By order of the Board

Concepta Investments Limited Wong Hiu Ling Company Secretary

Hong Kong, 31 December 2007

Registered office: P.O. Box 309GT Ugland House South Church Street George Town Grand Cayman Cayman Islands

Head office and principal place of business in Hong Kong: 27th Floor, Two Exchange Square 8 Connaught Place, Central Hong Kong

– 26 –

NOTICE OF EGM

Notes:

  1. A member entitled to attend and vote at the meeting convened by the above notice is entitled to appoint one or more proxy to attend and, subject to the provisions of the articles of association of the Company, vote in his stead. A proxy need not be a member of the Company.

  2. In order to be valid, the form of proxy must be duly completed and signed in accordance with the instructions printed thereon and deposited together with a power of attorney or other authority, if any, under which it is signed or a notarially certified copy of that power or authority, at the offices of the Company’s Hong Kong branch registrar, Tricor Abacus Limited, at 26/F., Tesbury Centre, 28 Queen’s Road East, Wanchai, Hong Kong no less than 48 hours before the time for holding the meeting or adjourned meeting.

  3. Delivery of an instrument appointing a proxy should not preclude a member from attending and voting in person at the above meeting or any adjournment thereof and in such event, the instrument appointing a proxy shall be deemed to be revoked.

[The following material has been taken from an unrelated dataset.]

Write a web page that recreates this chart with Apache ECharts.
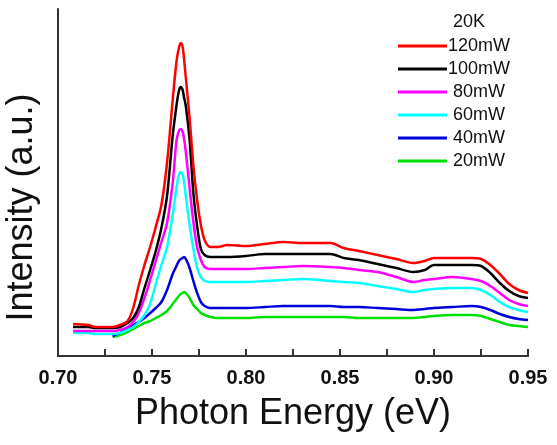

  4. In the case of joint registered holders of a share, any one of such persons may vote at the meeting, either personally or by proxy, in respect of such share as if he/she/it were solely entitled thereto; but if more than one of such joint holders are present at the above meeting personally or by proxy, that one of the said persons so present being the most or, as the case may be, the more senior shall also be entitled to vote in respect of the relevant joint holding and, for this purpose, seniority shall be determined by the order in which the names of the joint holders stand on the register of members of the Company in respect of the relevant joint holding.